Comment by liampulles

1 hour ago

I have been a part of a team that actually managed to significantly reduce critical tech debt in its system, to the point of background radiation. I can speculate on what I think were key contributing factors (some of which are just productivity improvements, which meant we had more bandwidth for tech debt):

* The team used a monorepo for (nearly) all its code. The upshots of this include the ability to enforce contracts between services all in one commit, the ability to make and review cross-cutting changes all in one PR, the increased flexibility in making large-scale architecture changes, and an easier time making automations and tools which work across the system.

* We used Go, which turned out to be a really excellent fit for working within a monorepo and a large-ish codebase. Also, having the Go philosophy to lean back on in a lot of code decisions, which favors a plain and clear style, worked out well (IMO). And its great for making CLI tools, especially ones which need to concurrently chew through a big data dump.

* Our team was responsible for integrations, and we took as a first principle that synchronous commands to our API would be the rare exception. Being async-first allowed us to cater for a lot of load by spreading it out over time, rather than scaling up instances (and dealing with synchronization/timing/load explosion issues).

* We converted the bulk of our microservices into a stateless monolith. Our scalability did not suffer much, because the final Go container is still just a couple MB, and we can still easily and cheaply scale instances up when we need. But being able to just make and call a function in a domain, rather than making an api and calling another service (and dealing with issues thereof), is so much easier.
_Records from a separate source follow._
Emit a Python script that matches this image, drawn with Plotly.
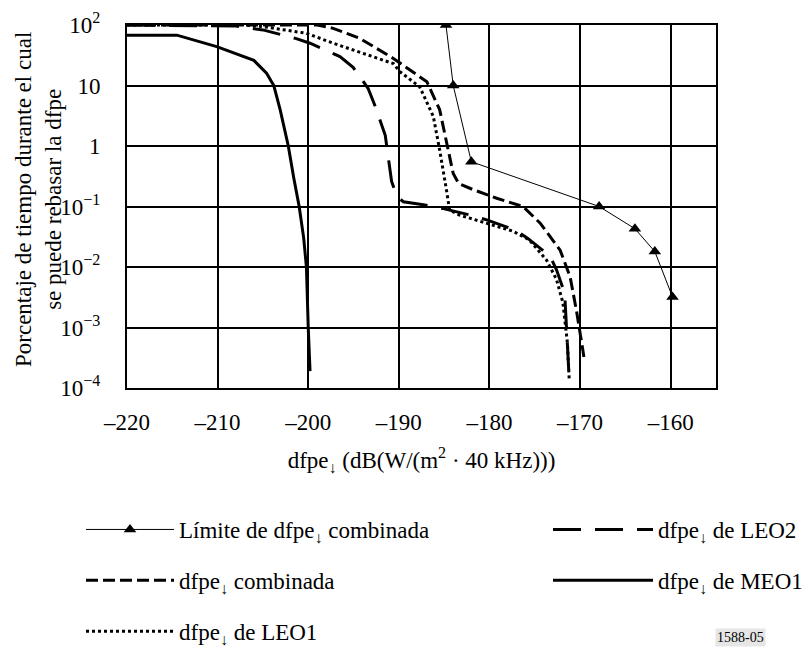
import plotly.graph_objects as go

# ---- data ----
limit_x = [-184.8, -184.0, -182.0, -167.9, -163.95, -161.75, -159.8]
limit_y = [100, 10, 0.55, 0.1, 0.043, 0.018, 0.0032]

comb_x = [-220, -199, -197.25, -194.3, -190.6, -186.9, -185.5, -184.7, -184.0, -183.4,
          -181.8, -179.2, -176.3, -174.4, -172.2, -171.1, -170.4, -169.7, -169.5]
comb_y = [100, 100, 88, 60, 28, 11.5, 4, 1.1, 0.35, 0.24,
          0.19, 0.137, 0.1, 0.053, 0.019, 0.0069, 0.0019, 0.00043, 0.00027]

leo1_x = [-220, -207, -205, -200.2, -197.25, -193.5, -190.6, -189.9, -187.7, -186.2, -185.5,
          -184.7, -184.4, -183.3, -180.3, -177.4, -175.6, -173.7, -172.6, -171.9, -171.4, -171.2]
leo1_y = [100, 100, 94, 73, 50, 32, 23, 17, 9.5, 3.1, 0.87,
          0.17, 0.087, 0.072, 0.052, 0.039, 0.028, 0.013, 0.0062, 0.0026, 0.00056, 0.00014]

leo2_x = [-220, -208, -205, -201.4, -199.8, -196.5, -195.05, -193.4, -192.6, -191.5, -190.8,
          -190.2, -189.5, -187.3, -185.2, -182.1, -180.3, -177.2, -175.8, -173.3, -172.6,
          -171.7, -171.35, -171.2]
leo2_y = [100, 96, 83, 60, 50, 30, 20, 9, 4.5, 1.5, 0.26,
          0.145, 0.12, 0.107, 0.093, 0.072, 0.06, 0.041, 0.030, 0.015, 0.009,
          0.0037, 0.00038, 0.00014]

meo1_x = [-220, -214.5, -210.1, -206, -204.6, -203.8, -203.1, -202.2, -201.6, -201.0,
          -200.5, -200.2, -200.0, -199.8]
meo1_y = [68, 68, 44, 26, 16, 10, 4, 1, 0.3, 0.1, 0.03, 0.01, 0.001, 0.00019]

x_ticks = [-220, -210, -200, -190, -180, -170, -160]
x_ticktext = ["–220", "–210", "–200", "–190", "–180", "–170", "–160"]
y_ticks = [1e-4, 1e-3, 1e-2, 1e-1, 1, 10, 100]
y_ticktext = ["10<sup>−4</sup>", "10<sup>−3</sup>", "10<sup>−2</sup>", "10<sup>−1</sup>",
              "1", "10", "10<sup>2</sup>"]

names = {
    "limit": "Límite de dfpe<sub>↓</sub> combinada",
    "comb": "dfpe<sub>↓</sub> combinada",
    "leo1": "dfpe<sub>↓</sub> de LEO1",
    "leo2": "dfpe<sub>↓</sub> de LEO2",
    "meo1": "dfpe<sub>↓</sub> de MEO1",
}

FONT = "Liberation Serif, DejaVu Serif"
FS = 23

fig = go.Figure()
fig.add_trace(go.Scatter(x=meo1_x, y=meo1_y, mode="lines", name=names["meo1"],
                         line=dict(color="black", width=3), legend="legend2",
                         legendgroup="meo1", legendrank=2))
fig.add_trace(go.Scatter(x=leo2_x, y=leo2_y, mode="lines", name=names["leo2"],
                         line=dict(color="black", width=3, dash="28px,14px"), legend="legend2",
                         legendgroup="leo2", legendrank=1))
fig.add_trace(go.Scatter(x=leo1_x, y=leo1_y, mode="lines", name=names["leo1"],
                         line=dict(color="black", width=3, dash="3px,3px"),
                         legendgroup="leo1", legendrank=3))
fig.add_trace(go.Scatter(x=comb_x, y=comb_y, mode="lines", name=names["comb"],
                         line=dict(color="black", width=3, dash="12px,5px"),
                         legendgroup="comb", legendrank=2))
fig.add_trace(go.Scatter(x=limit_x, y=limit_y, mode="lines+markers", name=names["limit"],
                         line=dict(color="black", width=1),
                         marker=dict(symbol="triangle-up", size=11, color="black"),
                         legendgroup="limit", legendrank=1))

W, H = 811, 650
L, R, T, B = 127, 95, 25, 262
pw, ph = W - L - R, H - T - B

fig.update_layout(
    width=W, height=H,
    margin=dict(l=L, r=R, t=T, b=B, autoexpand=False),
    paper_bgcolor="white", plot_bgcolor="white",
    font=dict(family=FONT, size=FS, color="black"),
    showlegend=True,
    legend=dict(x=(81 - L) / pw, y=(T + ph - 508) / ph, xanchor="left", yanchor="top",
                orientation="v", tracegroupgap=18, itemwidth=88,
                font=dict(family=FONT, size=FS), bgcolor="rgba(0,0,0,0)",
                traceorder="grouped"),
    legend2=dict(x=(548 - L) / pw, y=(T + ph - 508) / ph, xanchor="left", yanchor="top",
                 orientation="v", tracegroupgap=18, itemwidth=100,
                 font=dict(family=FONT, size=FS), bgcolor="rgba(0,0,0,0)",
                 traceorder="grouped"),
    xaxis=dict(range=[-220, -155], tickvals=x_ticks, ticktext=x_ticktext,
               showgrid=True, gridcolor="black", gridwidth=2,
               showline=True, linecolor="black", linewidth=2, mirror=True,
               ticks="", zeroline=False, ticklabelstandoff=12,
               tickfont=dict(family=FONT, size=FS),
               title=dict(text="dfpe<sub>↓</sub> (dB(W/(m<sup>2</sup> · 40 kHz)))",
                          font=dict(family=FONT, size=FS), standoff=18)),
    yaxis=dict(type="log", range=[-4, 2], tickvals=y_ticks, ticktext=y_ticktext,
               showgrid=True, gridcolor="black", gridwidth=2,
               showline=True, linecolor="black", linewidth=2, mirror=True,
               ticks="", zeroline=False, ticklabelstandoff=20,
               tickfont=dict(family=FONT, size=FS)),
    annotations=[
        dict(text="Porcentaje de tiempo durante el cual<br>se puede rebasar la dfpe",
             xref="paper", yref="paper", x=(38 - L) / pw, y=(T + ph - 200) / ph,
             xanchor="center", yanchor="middle", textangle=-90, showarrow=False,
             font=dict(family=FONT, size=FS)),
        dict(text="1588-05", xref="paper", yref="paper", x=(740 - L) / pw,
             y=(T + ph - 637) / ph, xanchor="center", yanchor="middle", showarrow=False,
             font=dict(family=FONT, size=14), bgcolor="#e6e6e6"),
    ],
)

fig.write_html("out.html")
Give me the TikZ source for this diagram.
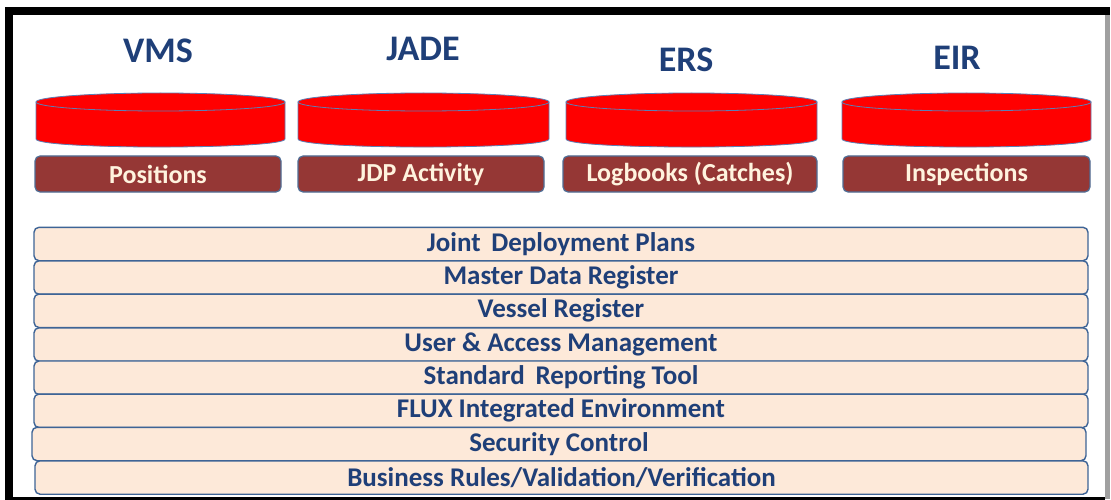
\documentclass[tikz,border=0pt]{standalone}
\usepackage{fontspec}
\setmainfont{Carlito}
\definecolor{titleblue}{HTML}{1F3F78}
\definecolor{rowfill}{HTML}{FDE9D9}
\definecolor{rowline}{HTML}{3E6496}
\definecolor{boxfill}{HTML}{953735}
\definecolor{boxline}{HTML}{4F6E96}
\definecolor{boxtext}{HTML}{FFF3DE}
\definecolor{cylline}{HTML}{5B7FB5}
\definecolor{framegrey}{HTML}{A0A0A0}
\tikzset{
  rowbox/.style={draw=rowline, fill=rowfill, line width=1.4pt, rounded corners=5pt,
    minimum height=33.4pt, inner sep=0pt, font=\fontsize{27}{29}\selectfont\bfseries, text=titleblue},
  labelbox/.style={draw=boxline, fill=boxfill, line width=1.2pt, rounded corners=5pt,
    minimum height=36pt, inner sep=0pt, font=\fontsize{26}{28}\selectfont\bfseries, text=boxtext},
  titletext/.style={anchor=base, inner sep=0pt, font=\fontsize{36}{38}\selectfont\bfseries, text=titleblue},
  cyl/.style={fill=red, draw=cylline, line width=0.8pt}
}
\newcommand{\mycyl}[3]{% name, x1, x2
  \path[cyl] (#2,102) -- (#2,139) .. controls (#2,149.7) and (#3,149.7) .. (#3,139) -- (#3,102) -- cycle;
  \path[cyl] ({(#2+#3)/2},102) ellipse [x radius={(#3-#2)/2*1pt}, y radius=9pt];
  \coordinate (#1) at ({(#2+#3)/2},120);
}
\begin{document}
\begin{tikzpicture}[x=1pt,y=-1pt]
\useasboundingbox (0,0) rectangle (1111,500);
\fill[white] (0,0) rectangle (1111,500);
% frame
\fill[black] (5,7) rectangle (1110,15);
\fill[black] (5,7) rectangle (13,499);
\fill[black] (5,497) rectangle (1105,499.5);
\fill[framegrey] (1105,15) rectangle (1110,499);

% titles
\node[titletext] (tvms) at (158,63) {VMS};
\node[titletext] (tjade) at (423,61) {JADE};
\node[titletext] (ters) at (686,72) {ERS};
\node[titletext] (teir) at (957,70) {EIR};

% cylinders
\mycyl{cvms}{36}{285}
\mycyl{cjade}{298}{549}
\mycyl{cers}{566}{817}
\mycyl{ceir}{842}{1091}

% labels
\node[labelbox, minimum width=246pt] (bvms) at (158,174) {Positions};
\node[labelbox, minimum width=246pt] (bjade) at (421,174) {JDP Activity};
\node[labelbox, minimum width=254pt] (bers) at (690,174) {Logbooks (Catches)};
\node[labelbox, minimum width=247pt] (beir) at (966.5,174) {Inspections};

% rows
\node[rowbox, minimum width=1054pt] (r1) at (561,244) {Joint\, Deployment Plans};
\node[rowbox, minimum width=1054pt] (r2) at (561,277.5) {Master Data Register};
\node[rowbox, minimum width=1054pt] (r3) at (561,310.8) {Vessel Register};
\node[rowbox, minimum width=1054pt] (r4) at (561,344.5) {User \& Access Management};
\node[rowbox, minimum width=1054pt] (r5) at (561,377.7) {Standard\, Reporting Tool};
\node[rowbox, minimum width=1054pt] (r6) at (561,410.8) {FLUX Integrated Environment};
\node[rowbox, minimum width=1054pt] (r7) at (559,444) {Security Control};
\node[rowbox, minimum width=1053pt] (r8) at (561.5,477.5) {Business Rules/Validation/Verification};
\end{tikzpicture}
\end{document}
* Our team was small - for most of when I was involved, it consisted of 3 developers. Its pretty easy to talk about code stuff and make decisions if you only have to discuss it with 2 other people.

* All of us developers were open to differing ideas, and generally speaking the person who cared the most about something could go and try it. If it didn't work, there would be no love lost in replacing it later.
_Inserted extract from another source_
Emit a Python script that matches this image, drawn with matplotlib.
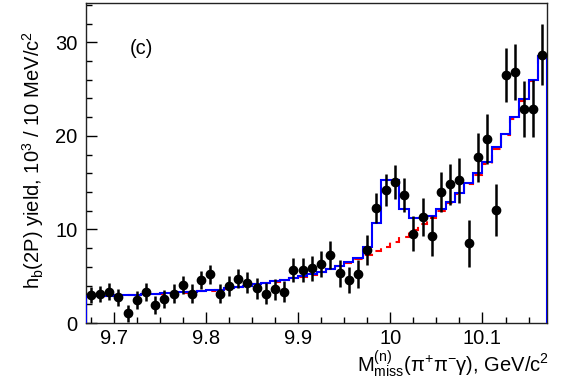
import numpy as np
import matplotlib
matplotlib.use('Agg')
import matplotlib.pyplot as plt
from matplotlib.ticker import MultipleLocator

plt.rcParams['font.family'] = ['Liberation Sans', 'DejaVu Sans']
plt.rcParams['mathtext.fontset'] = 'custom'
plt.rcParams['mathtext.rm'] = 'Liberation Sans'
plt.rcParams['mathtext.it'] = 'Liberation Sans:italic'

# 10 MeV bins, 9.67 .. 10.17 GeV
bin_lo = 9.67
bin_width = 0.01
n_bins = 50

# data points (10^3 per bin) and errors
yields = [3.0, 3.1, 3.35, 2.75, 1.03, 2.45, 3.35, 1.9, 2.55, 3.15,
          4.05, 3.15, 4.6, 5.2, 3.15, 3.95, 4.75, 4.3, 3.7, 3.15,
          3.6, 3.35, 5.65, 5.7, 5.85, 6.3, 7.25, 5.3, 4.6, 5.2,
          7.85, 12.25, 14.25, 15.1, 13.65, 9.55, 11.35, 9.3, 14.0, 14.85,
          15.25, 8.5, 17.7, 19.7, 12.1, 26.5, 26.8, 22.9, 22.9, 28.7]
errors = [0.9, 0.9, 0.9, 0.9, 0.9, 0.95, 0.95, 0.95, 0.95, 1.0,
          1.0, 1.0, 1.0, 1.05, 1.05, 1.05, 1.05, 1.1, 1.1, 1.1,
          1.1, 1.15, 1.3, 1.3, 1.35, 1.35, 1.5, 1.4, 1.4, 1.5,
          1.6, 1.6, 1.7, 1.8, 1.8, 1.85, 2.0, 2.1, 2.1, 2.2,
          2.4, 2.5, 2.6, 2.65, 2.8, 2.85, 3.0, 3.0, 3.05, 3.25]

# fit: signal + background (blue), background only (red dashed)
fit_total = [2.85, 2.88, 2.92, 2.96, 3.0, 3.04, 3.08, 3.12, 3.17, 3.22,
             3.27, 3.33, 3.4, 3.48, 3.58, 3.7, 3.84, 4.0, 4.15, 4.3,
             4.45, 4.62, 4.8, 4.98, 5.2, 5.45, 5.78, 6.12, 6.5, 6.95,
             8.15, 10.7, 15.25, 15.25, 12.2, 11.2, 11.2, 11.45, 12.15, 12.95,
             13.9, 15.0, 16.0, 17.2, 18.8, 20.2, 22.0, 23.9, 25.95, 28.5]
fit_bkg = [2.83, 2.86, 2.9, 2.94, 2.98, 3.02, 3.06, 3.1, 3.15, 3.2,
           3.25, 3.31, 3.38, 3.46, 3.56, 3.68, 3.82, 3.98, 4.13, 4.28,
           4.43, 4.6, 4.78, 4.96, 5.18, 5.43, 5.75, 6.08, 6.45, 6.85,
           7.25, 7.7, 8.15, 8.65, 9.2, 9.9, 10.6, 11.25, 11.95, 12.8,
           13.75, 14.85, 15.85, 17.05, 18.65, 20.05, 21.85, 23.75, 25.85, 28.4]

edges = bin_lo + bin_width * np.arange(n_bins + 1)
centers = 0.5 * (edges[:-1] + edges[1:])

fig = plt.figure(figsize=(5.63, 3.85), dpi=100)
ax = fig.add_axes([0.1528, 0.161, 0.8188, 0.831])

ax.stairs(fit_bkg, edges, baseline=None, color='red', lw=1.5,
          linestyle=(0, (4, 3)), zorder=2)
ax.stairs(fit_total, edges, baseline=0, color='blue', lw=1.5, zorder=3)
ax.errorbar(centers, yields, yerr=errors, fmt='o', color='black',
            ms=6, elinewidth=1.8, capsize=0, zorder=4)

ax.set_xlim(edges[0], edges[-1])
ax.set_ylim(0, 34.2)

ax.xaxis.set_major_locator(MultipleLocator(0.1))
ax.xaxis.set_minor_locator(MultipleLocator(0.025))
ax.yaxis.set_major_locator(MultipleLocator(10))
ax.yaxis.set_minor_locator(MultipleLocator(2))
ax.tick_params(which='both', direction='in', top=False, right=False,
               labelsize=14.5, width=1)
ax.tick_params(which='major', length=8)
ax.tick_params(axis='y', pad=6)
ax.tick_params(axis='x', pad=4)
ax.tick_params(which='minor', length=4)
ax.xaxis.set_major_formatter(plt.FuncFormatter(lambda v, p: f'{v:g}'))

for sp in ax.spines.values():
    sp.set_linewidth(1.0)
    sp.set_color('#222222')

ax.text(0.095, 0.84, '(c)', transform=ax.transAxes, fontsize=14.5)

fig.text(0.058, 0.585, r'h$_{\rm b}$(2P) yield, 10$^{3}$ / 10 MeV/c$^{2}$',
         rotation=90, ha='center', va='center', fontsize=14.5)
fig.text(0.975, 0.012, r'M$^{(\rm n)}_{\rm miss}$(π$^{+}$π$^{-}$γ), GeV/c$^{2}$',
         ha='right', va='bottom', fontsize=14.5)

fig.savefig('out.png', dpi=100)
* We had a relatively simple architecture that was enforced generally but not stringently. What I mean by that is that issues could be identified in code review, but the issue would be a suggestion and not a blocker. Either the person changes it and its fine, or they don't, in which case you could go and change it later if you still really cared about it.
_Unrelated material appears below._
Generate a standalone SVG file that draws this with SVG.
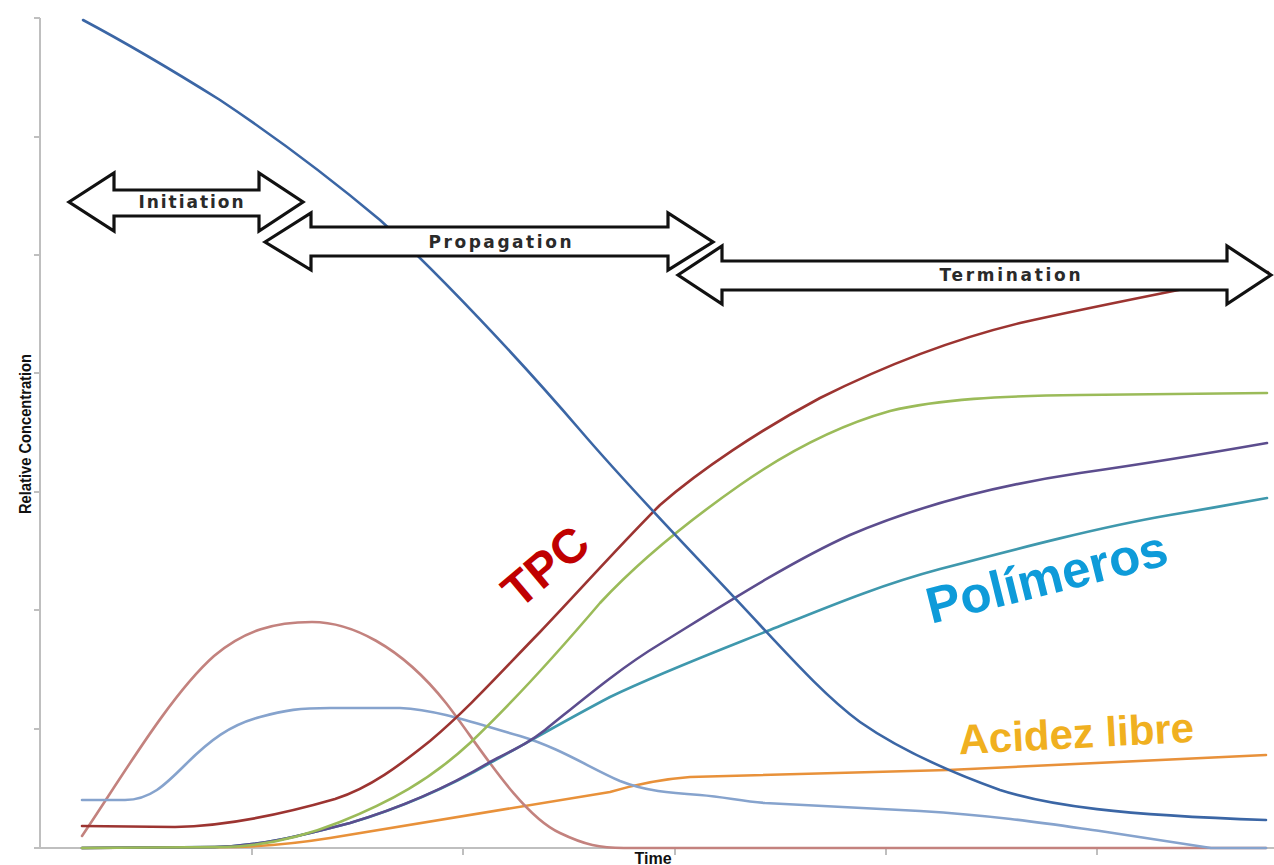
<svg xmlns="http://www.w3.org/2000/svg" width="1274" height="865" viewBox="0 0 1274 865">
<style>
.axis{stroke:#bfbfbf;stroke-width:2;fill:none}
.curve{fill:none;stroke-width:2.6;stroke-linejoin:round;stroke-linecap:round}
.arrow{fill:#fff;stroke:#111;stroke-width:3.2;stroke-linejoin:miter}
.phase{font-family:"DejaVu Sans",sans-serif;font-weight:bold;font-size:17px;fill:#2a2a2a;text-anchor:middle}
.lbl{font-family:"Liberation Sans",Arial,sans-serif;font-weight:bold;text-anchor:middle}
</style>
<rect width="1274" height="865" fill="#fff"/>
<g id="axes">
<path class="axis" d="M40,18 V848 H1274"/>
<path class="axis" d="M34,18 H40 M34,137 H40 M34,255 H40 M34,373 H40 M34,492 H40 M34,610 H40 M34,729 H40 M34,848 H40"/>
<path class="axis" d="M252,848 V855 M463,848 V855 M675,848 V855 M886,848 V855 M1097,848 V855"/>
<text transform="translate(31,434) rotate(-90)" text-anchor="middle" font-family="'Liberation Sans Narrow','Liberation Sans',sans-serif" font-weight="bold" font-size="16" textLength="160" lengthAdjust="spacingAndGlyphs" fill="#111">Relative Concentration</text>
<text x="653" y="864" text-anchor="middle" font-family="'Liberation Sans',sans-serif" font-weight="bold" font-size="16" fill="#111">Time</text>
</g>
<g id="curves">
<path id="c-orange" class="curve" stroke="#e8913a" d="M82,848 L235,847 Q280,846 330,838 L610,792 Q650,780 690,777 L948,770 L1266,755"/>
<path id="c-pink" class="curve" stroke="#c3827e" d="M82,836 C120,780 170,695 214,656 C245,630 275,622 312,622 C350,622 400,645 446,703 C476,741 520,815 560,833 C585,845 600,848 624,848 L1266,848"/>
<path id="c-lightblue" class="curve" stroke="#86a3cd" d="M82,800 L125,800 C150,800 165,785 185,765 C210,740 230,725 260,717 C285,710 300,708 330,708 L400,708 C440,710 480,725 520,736 C560,748 590,768 620,781 C645,791 670,793 700,795 C725,797 740,801 765,803 L920,811 C1000,816 1050,824 1100,831 L1211,848 L1266,848"/>
<path id="c-teal" class="curve" stroke="#3f98ad" d="M82,848 L215,847 C260,846 300,836 350,823 C400,808 450,786 490,763 C530,741 570,718 610,697 C660,673 720,650 770,630 C830,606 880,585 940,569 C1020,548 1100,527 1170,515 C1200,510 1240,503 1267,498"/>
<path id="c-purple" class="curve" stroke="#5c4d8e" d="M82,848 L215,847 C260,846 300,836 350,823 C400,808 450,786 490,762 C515,749 530,742 545,730 C580,702 620,668 660,644 C720,607 790,562 850,535 C920,505 1000,485 1080,473 C1150,463 1210,453 1267,443"/>
<path id="c-green" class="curve" stroke="#9bbb59" d="M82,848 L225,847 C260,846 300,838 340,822 C390,802 430,780 470,743 C510,705 560,650 600,603 C640,560 690,520 740,485 C790,450 840,425 890,411 C940,399 1000,396 1080,395 L1267,393"/>
<path id="c-red" class="curve" stroke="#9c3431" d="M82,826 L175,827 C230,826 290,812 335,799 C370,788 400,765 430,741 C470,707 500,673 540,632 C580,590 620,545 660,505 C700,470 760,430 820,398 C880,368 950,340 1020,323 C1100,305 1180,290 1268,272"/>
<path id="c-blue" class="curve" stroke="#3b66a5" d="M83,20 C130,45 180,75 220,100 C280,140 330,178 380,220 C440,275 520,360 580,430 C640,500 700,560 760,625 C800,668 830,700 860,722 C900,750 950,772 1000,790 C1050,806 1120,815 1266,820"/>
</g>
<g id="phase-initiation">
<path class="arrow" d="M69,202 L114,173 L114,190 L259,190 L259,173 L303,202 L259,231 L259,216 L114,216 L114,231 Z"/>
<text class="phase" x="191" y="208" textLength="105" lengthAdjust="spacing">Initiation</text>
</g>
<g id="phase-propagation">
<path class="arrow" d="M265,242 L311,213 L311,227 L668,227 L668,213 L713,242 L668,270 L668,256 L311,256 L311,270 Z"/>
<text class="phase" x="500" y="248" textLength="143" lengthAdjust="spacing">Propagation</text>
</g>
<g id="phase-termination">
<path class="arrow" d="M678,275 L722,246 L722,261 L1227,261 L1227,246 L1271,275 L1227,304 L1227,290 L722,290 L722,304 Z"/>
<text class="phase" x="1010" y="281" textLength="141" lengthAdjust="spacing">Termination</text>
</g>
<g id="labels">
<text class="lbl" transform="translate(545,566) rotate(-40)" y="17" font-size="48" fill="#c00000">TPC</text>
<text class="lbl" transform="translate(1051,594) rotate(-14)" font-size="51" fill="#0e9bd9">Polímeros</text>
<text class="lbl" transform="translate(1077,748) rotate(-3)" font-size="42" fill="#f0b020">Acidez libre</text>
</g>
</svg>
* We benefited from having some early high-impact wins in terms of productivity improvements, and we used a lot of the spare sprint time to tackle ongoing tech debt, rather than accelerate feature work (but not totally, the business gets some wins too).

* Big tech debt endeavors were discussed and planned in advance with the whole team, and we made dilligent little chips at these problems for months. Once an issue was chipped away enough to not be painful anymore, then it didn't get worked on (getting microservices into the monolith, for example, died down as an issue once we refactored most of them).

* Tech debt items were prioritized by a ranked vote made by everyone, using a tool I built: https://github.com/liampulles/go-condorcet. This did well to ensure that everyone got the opportunity to have something they cared about, get tackled. Often times our votes were very similar, which means we avoided needless arguments when we actually agreed, and recognized a common understanding. I think this contributed to continued engagement from the team on the whole enterprise.

* Our tech stack was boring and reliable, which was basically Postgres, Redis, and NATS. Though NATS did present a few issues in getting the config right (and indeed, its the least boring piece). We also used Kubernetes, which is far from boring, but we benefited from having a few people who really understood it well.

* We built a release tool CLI, and built reasonably good general error alerting for our system (based on logs mostly, but with some sentry and infra alerts as well), that made releasing things become easy. This generally increased productivity, but also meant that more releases were small releases, and were easier to revert if there were issues.

* We had a fantastic PM, who really partnered with us on the enterprise and worked hard to make our project actually Agile, even though the rest of the business was not technical.